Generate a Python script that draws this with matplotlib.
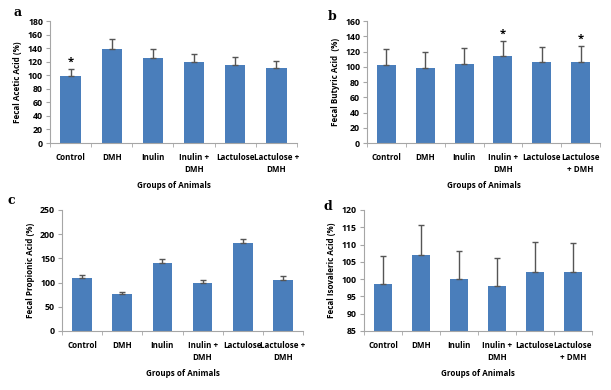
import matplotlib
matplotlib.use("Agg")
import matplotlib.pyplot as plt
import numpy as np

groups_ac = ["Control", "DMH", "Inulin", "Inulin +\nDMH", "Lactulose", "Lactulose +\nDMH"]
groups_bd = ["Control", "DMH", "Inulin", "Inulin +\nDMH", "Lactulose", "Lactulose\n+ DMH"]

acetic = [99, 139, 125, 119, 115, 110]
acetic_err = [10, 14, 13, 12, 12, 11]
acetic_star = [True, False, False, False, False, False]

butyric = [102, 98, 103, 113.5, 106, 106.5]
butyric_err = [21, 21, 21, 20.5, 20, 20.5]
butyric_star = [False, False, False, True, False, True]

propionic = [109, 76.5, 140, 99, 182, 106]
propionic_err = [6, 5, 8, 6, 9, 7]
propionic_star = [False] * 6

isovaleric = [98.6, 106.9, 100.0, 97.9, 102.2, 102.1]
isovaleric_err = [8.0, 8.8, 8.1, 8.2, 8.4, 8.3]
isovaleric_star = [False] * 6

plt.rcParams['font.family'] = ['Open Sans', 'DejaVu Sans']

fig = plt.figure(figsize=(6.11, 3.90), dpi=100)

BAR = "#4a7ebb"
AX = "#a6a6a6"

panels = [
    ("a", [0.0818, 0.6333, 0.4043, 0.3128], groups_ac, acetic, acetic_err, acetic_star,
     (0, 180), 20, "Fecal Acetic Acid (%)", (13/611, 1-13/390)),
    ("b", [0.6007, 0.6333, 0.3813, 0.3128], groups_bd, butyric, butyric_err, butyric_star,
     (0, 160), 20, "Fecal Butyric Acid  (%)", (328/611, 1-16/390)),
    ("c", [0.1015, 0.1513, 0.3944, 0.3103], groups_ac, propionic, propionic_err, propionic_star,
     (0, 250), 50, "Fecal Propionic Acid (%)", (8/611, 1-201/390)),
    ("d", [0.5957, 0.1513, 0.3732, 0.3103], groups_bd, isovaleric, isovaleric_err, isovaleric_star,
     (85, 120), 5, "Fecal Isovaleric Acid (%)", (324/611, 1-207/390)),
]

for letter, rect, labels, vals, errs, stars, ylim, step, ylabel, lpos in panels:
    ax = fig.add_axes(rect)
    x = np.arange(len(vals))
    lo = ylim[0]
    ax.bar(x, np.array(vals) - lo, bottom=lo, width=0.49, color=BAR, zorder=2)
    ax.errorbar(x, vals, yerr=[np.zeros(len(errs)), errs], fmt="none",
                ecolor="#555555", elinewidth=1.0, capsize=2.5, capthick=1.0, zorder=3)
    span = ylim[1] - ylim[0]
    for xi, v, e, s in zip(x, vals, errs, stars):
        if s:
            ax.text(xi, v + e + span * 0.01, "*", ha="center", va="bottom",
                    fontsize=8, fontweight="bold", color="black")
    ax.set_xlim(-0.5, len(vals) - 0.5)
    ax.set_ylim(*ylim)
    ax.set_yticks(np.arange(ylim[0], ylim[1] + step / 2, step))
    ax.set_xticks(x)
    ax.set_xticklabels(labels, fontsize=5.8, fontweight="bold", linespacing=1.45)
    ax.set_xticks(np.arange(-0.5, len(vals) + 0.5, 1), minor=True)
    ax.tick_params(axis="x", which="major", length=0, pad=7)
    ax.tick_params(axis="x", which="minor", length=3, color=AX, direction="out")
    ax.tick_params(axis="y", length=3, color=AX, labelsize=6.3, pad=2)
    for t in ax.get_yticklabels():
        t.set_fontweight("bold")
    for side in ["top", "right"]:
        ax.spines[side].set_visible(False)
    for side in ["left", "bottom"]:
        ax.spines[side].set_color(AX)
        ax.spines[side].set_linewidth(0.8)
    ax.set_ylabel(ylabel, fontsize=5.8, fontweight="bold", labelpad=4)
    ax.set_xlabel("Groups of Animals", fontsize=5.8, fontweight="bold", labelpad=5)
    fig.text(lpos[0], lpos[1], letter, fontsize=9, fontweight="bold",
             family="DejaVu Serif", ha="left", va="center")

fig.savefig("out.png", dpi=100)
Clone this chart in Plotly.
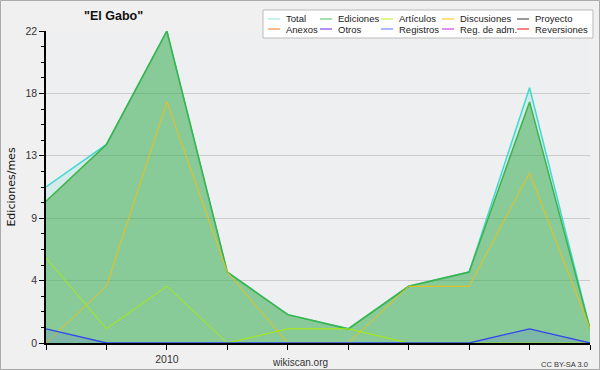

• _The exercise_
Looking at the records above, report how many lines contain the word "matplotlib". Answer with the number only.

• _Final result_
4